A new OSS compression: XZ
XZ compression has actually been out for a little while, but it just recently began to build traction in Linux distributions.
As of version 1.22 of Gnu Tar, Short option -J is reassigned as a shortcut for xz, meaning that instead of a usual tar czvf, you’d do replace the z (for gzip) to J for xz.
Here are a few benchmarks I lifted from the Arch Linux mailing list.
Did some testing with openoffice-base 3.2.0-1-x86_64.tar:
XZ allows choosing the level of compression, between 1-9 (1 being the least amount of compression, 9 being the most, and 6 being the default)
gzip: 0m28.945s bzip2: 1m21.876s xz -1: 0m49.244s xz -2: 1m18.444s xz -3: 3m34.208s xz -6: 4m41.148s decompression speed: gzip: 0m 5.772s bzip2: 0m29.433s xz -1: 0m13.983s xz -2: 0m12.949s xz -3: 0m12.706s xz -6: 0m11.462s
Interesting, right? Obviously, the more you compress a file, the longer it takes, but the interesting part is the decompression speed. Decompression gets faster with higher compression ratio! With' xz -6 you only need to read and process 124MB, with xz -1 you have to read 150MB. The decompression algorithm is the same for both ratios, only change is the archive size and the dictionary used. The downside is that the higher the ratio, the bigger the dictionary becomes and the more memory you’ll need for decompression.
Here are some more benchmarks comparing file size (using the default xz -6) (lifted from the Arch Linux forums)
The Kernel compressed extremely well, to 27.%5 of its original size). It may not be worth it for many applications though, as it takes over 3x as long to compress, vs gzips 35%.

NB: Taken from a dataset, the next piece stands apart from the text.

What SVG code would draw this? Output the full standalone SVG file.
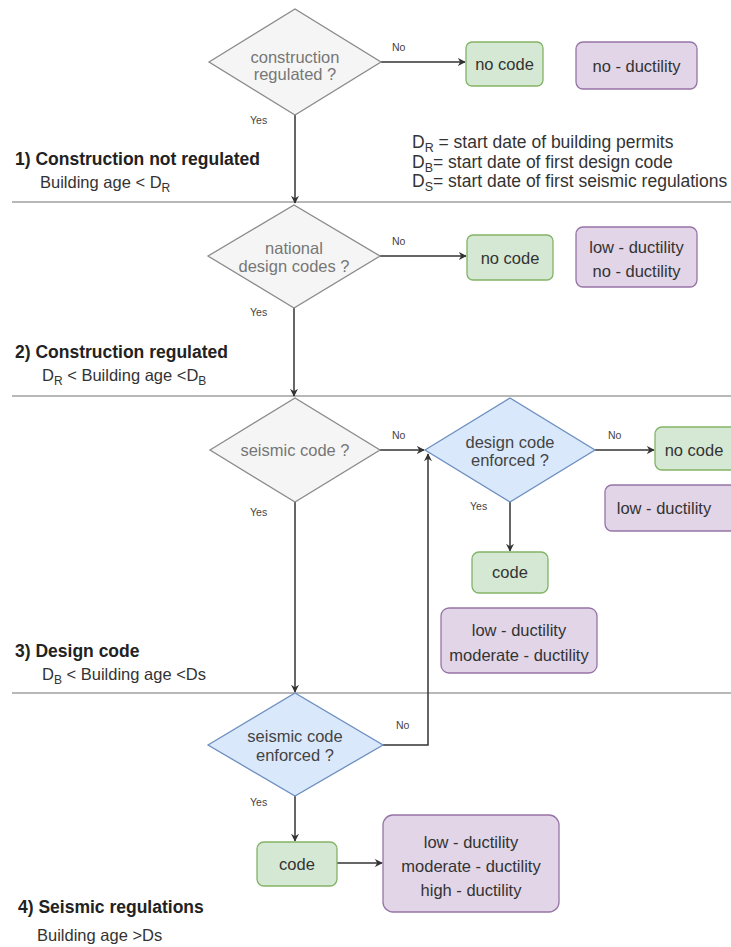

86M kernel26-22.214.171.124-1-i686.pkg.tar 30M kernel26-126.96.36.199-1-i686.pkg.tar.gz 22M kernel26-188.8.131.52-1-i686.pkg.tar.xz 287M wesnoth-1.6.1-1-i686.pkg.tar 220M wesnoth-1.6.1-1-i686.pkg.tar.gz 202M wesnoth-1.6.1-1-i686.pkg.tar.xz
xz (in default configuration) takes 3-4 times longer (vs gzip) to compress for an extra 10-15% compression ratio. It also decompresses at half the speed.
So for the average user, this won’t be of huge interest. If you want the best combination of size and speed, gzip is still king.
The real benefit here is for website mirrors and people who value size more than speed. Imagine hosting a file for millions of people to download (like being a mirror for Firefox, the Kernel or OpenOffice.org etc..), shaving 10% off your entire bandwidth can be huge. For this reason, Arch Linux and Slackware have switched their repositories to xz. If you use bzip2, it’s certainly worth switching! For the average user, however, it probably is not worth it.